Task to complete: Output every line below exactly.

Figure scripts:

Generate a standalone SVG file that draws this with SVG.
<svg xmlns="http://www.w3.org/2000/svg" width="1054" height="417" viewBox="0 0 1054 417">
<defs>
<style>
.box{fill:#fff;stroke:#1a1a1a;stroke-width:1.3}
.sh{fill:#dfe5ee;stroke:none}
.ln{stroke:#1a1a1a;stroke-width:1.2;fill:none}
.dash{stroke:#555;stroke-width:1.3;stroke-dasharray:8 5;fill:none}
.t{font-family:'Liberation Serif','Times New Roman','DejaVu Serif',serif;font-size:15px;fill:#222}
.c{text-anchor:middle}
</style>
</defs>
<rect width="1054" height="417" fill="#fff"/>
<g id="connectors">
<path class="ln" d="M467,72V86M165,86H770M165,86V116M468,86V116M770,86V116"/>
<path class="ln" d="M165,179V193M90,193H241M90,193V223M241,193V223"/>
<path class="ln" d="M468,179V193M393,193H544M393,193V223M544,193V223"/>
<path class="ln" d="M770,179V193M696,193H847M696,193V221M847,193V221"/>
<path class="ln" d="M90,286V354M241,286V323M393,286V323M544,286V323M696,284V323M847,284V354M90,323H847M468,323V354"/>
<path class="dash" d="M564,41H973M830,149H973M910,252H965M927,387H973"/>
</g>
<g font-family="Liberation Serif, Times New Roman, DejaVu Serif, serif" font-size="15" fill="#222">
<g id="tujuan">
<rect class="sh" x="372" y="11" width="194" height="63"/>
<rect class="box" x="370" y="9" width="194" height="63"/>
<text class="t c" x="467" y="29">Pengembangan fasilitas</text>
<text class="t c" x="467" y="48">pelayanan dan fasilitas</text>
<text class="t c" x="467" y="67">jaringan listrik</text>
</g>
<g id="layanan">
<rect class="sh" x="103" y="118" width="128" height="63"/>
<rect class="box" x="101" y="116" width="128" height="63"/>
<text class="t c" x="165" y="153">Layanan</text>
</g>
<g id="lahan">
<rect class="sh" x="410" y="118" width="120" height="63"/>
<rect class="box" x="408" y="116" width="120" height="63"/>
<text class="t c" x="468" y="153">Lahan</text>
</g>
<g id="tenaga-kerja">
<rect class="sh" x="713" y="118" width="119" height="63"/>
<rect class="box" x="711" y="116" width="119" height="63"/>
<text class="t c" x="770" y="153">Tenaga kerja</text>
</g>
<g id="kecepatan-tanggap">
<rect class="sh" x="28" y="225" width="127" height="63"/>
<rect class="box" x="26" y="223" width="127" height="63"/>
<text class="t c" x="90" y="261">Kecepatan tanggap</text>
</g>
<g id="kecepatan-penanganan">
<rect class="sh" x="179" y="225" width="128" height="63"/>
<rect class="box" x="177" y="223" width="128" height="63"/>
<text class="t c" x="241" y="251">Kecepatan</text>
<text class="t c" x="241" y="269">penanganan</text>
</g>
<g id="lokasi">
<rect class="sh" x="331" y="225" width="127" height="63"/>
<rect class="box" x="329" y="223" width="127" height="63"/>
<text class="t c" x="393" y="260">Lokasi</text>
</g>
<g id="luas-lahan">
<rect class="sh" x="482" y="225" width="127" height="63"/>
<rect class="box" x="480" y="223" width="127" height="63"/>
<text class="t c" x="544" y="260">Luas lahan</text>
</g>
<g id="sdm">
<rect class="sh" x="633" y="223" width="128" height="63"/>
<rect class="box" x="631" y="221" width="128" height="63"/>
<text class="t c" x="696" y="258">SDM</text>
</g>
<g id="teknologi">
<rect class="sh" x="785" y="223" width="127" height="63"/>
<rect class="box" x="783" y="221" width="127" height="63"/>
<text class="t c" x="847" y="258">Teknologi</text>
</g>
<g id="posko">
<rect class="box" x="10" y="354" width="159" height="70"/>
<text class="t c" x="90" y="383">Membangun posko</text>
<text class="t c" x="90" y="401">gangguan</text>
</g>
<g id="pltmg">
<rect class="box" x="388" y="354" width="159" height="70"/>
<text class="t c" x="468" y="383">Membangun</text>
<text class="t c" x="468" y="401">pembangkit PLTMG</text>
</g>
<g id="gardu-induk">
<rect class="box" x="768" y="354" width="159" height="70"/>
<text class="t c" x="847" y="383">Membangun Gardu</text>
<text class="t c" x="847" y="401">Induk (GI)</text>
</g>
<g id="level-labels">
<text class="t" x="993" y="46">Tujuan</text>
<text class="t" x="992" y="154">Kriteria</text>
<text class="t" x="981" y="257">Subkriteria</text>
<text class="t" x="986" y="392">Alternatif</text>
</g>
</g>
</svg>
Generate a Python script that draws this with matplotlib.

The output:
Generate a standalone SVG file that draws this with SVG.
<svg xmlns="http://www.w3.org/2000/svg" width="1054" height="417" viewBox="0 0 1054 417">
<defs>
<style>
.box{fill:#fff;stroke:#1a1a1a;stroke-width:1.3}
.sh{fill:#dfe5ee;stroke:none}
.ln{stroke:#1a1a1a;stroke-width:1.2;fill:none}
.dash{stroke:#555;stroke-width:1.3;stroke-dasharray:8 5;fill:none}
.t{font-family:'Liberation Serif','Times New Roman','DejaVu Serif',serif;font-size:15px;fill:#222}
.c{text-anchor:middle}
</style>
</defs>
<rect width="1054" height="417" fill="#fff"/>
<g id="connectors">
<path class="ln" d="M467,72V86M165,86H770M165,86V116M468,86V116M770,86V116"/>
<path class="ln" d="M165,179V193M90,193H241M90,193V223M241,193V223"/>
<path class="ln" d="M468,179V193M393,193H544M393,193V223M544,193V223"/>
<path class="ln" d="M770,179V193M696,193H847M696,193V221M847,193V221"/>
<path class="ln" d="M90,286V354M241,286V323M393,286V323M544,286V323M696,284V323M847,284V354M90,323H847M468,323V354"/>
<path class="dash" d="M564,41H973M830,149H973M910,252H965M927,387H973"/>
</g>
<g font-family="Liberation Serif, Times New Roman, DejaVu Serif, serif" font-size="15" fill="#222">
<g id="tujuan">
<rect class="sh" x="372" y="11" width="194" height="63"/>
<rect class="box" x="370" y="9" width="194" height="63"/>
<text class="t c" x="467" y="29">Pengembangan fasilitas</text>
<text class="t c" x="467" y="48">pelayanan dan fasilitas</text>
<text class="t c" x="467" y="67">jaringan listrik</text>
</g>
<g id="layanan">
<rect class="sh" x="103" y="118" width="128" height="63"/>
<rect class="box" x="101" y="116" width="128" height="63"/>
<text class="t c" x="165" y="153">Layanan</text>
</g>
<g id="lahan">
<rect class="sh" x="410" y="118" width="120" height="63"/>
<rect class="box" x="408" y="116" width="120" height="63"/>
<text class="t c" x="468" y="153">Lahan</text>
</g>
<g id="tenaga-kerja">
<rect class="sh" x="713" y="118" width="119" height="63"/>
<rect class="box" x="711" y="116" width="119" height="63"/>
<text class="t c" x="770" y="153">Tenaga kerja</text>
</g>
<g id="kecepatan-tanggap">
<rect class="sh" x="28" y="225" width="127" height="63"/>
<rect class="box" x="26" y="223" width="127" height="63"/>
<text class="t c" x="90" y="261">Kecepatan tanggap</text>
</g>
<g id="kecepatan-penanganan">
<rect class="sh" x="179" y="225" width="128" height="63"/>
<rect class="box" x="177" y="223" width="128" height="63"/>
<text class="t c" x="241" y="251">Kecepatan</text>
<text class="t c" x="241" y="269">penanganan</text>
</g>
<g id="lokasi">
<rect class="sh" x="331" y="225" width="127" height="63"/>
<rect class="box" x="329" y="223" width="127" height="63"/>
<text class="t c" x="393" y="260">Lokasi</text>
</g>
<g id="luas-lahan">
<rect class="sh" x="482" y="225" width="127" height="63"/>
<rect class="box" x="480" y="223" width="127" height="63"/>
<text class="t c" x="544" y="260">Luas lahan</text>
</g>
<g id="sdm">
<rect class="sh" x="633" y="223" width="128" height="63"/>
<rect class="box" x="631" y="221" width="128" height="63"/>
<text class="t c" x="696" y="258">SDM</text>
</g>
<g id="teknologi">
<rect class="sh" x="785" y="223" width="127" height="63"/>
<rect class="box" x="783" y="221" width="127" height="63"/>
<text class="t c" x="847" y="258">Teknologi</text>
</g>
<g id="posko">
<rect class="box" x="10" y="354" width="159" height="70"/>
<text class="t c" x="90" y="383">Membangun posko</text>
<text class="t c" x="90" y="401">gangguan</text>
</g>
<g id="pltmg">
<rect class="box" x="388" y="354" width="159" height="70"/>
<text class="t c" x="468" y="383">Membangun</text>
<text class="t c" x="468" y="401">pembangkit PLTMG</text>
</g>
<g id="gardu-induk">
<rect class="box" x="768" y="354" width="159" height="70"/>
<text class="t c" x="847" y="383">Membangun Gardu</text>
<text class="t c" x="847" y="401">Induk (GI)</text>
</g>
<g id="level-labels">
<text class="t" x="993" y="46">Tujuan</text>
<text class="t" x="992" y="154">Kriteria</text>
<text class="t" x="981" y="257">Subkriteria</text>
<text class="t" x="986" y="392">Alternatif</text>
</g>
</g>
</svg>
Generate a Python script that draws this with matplotlib.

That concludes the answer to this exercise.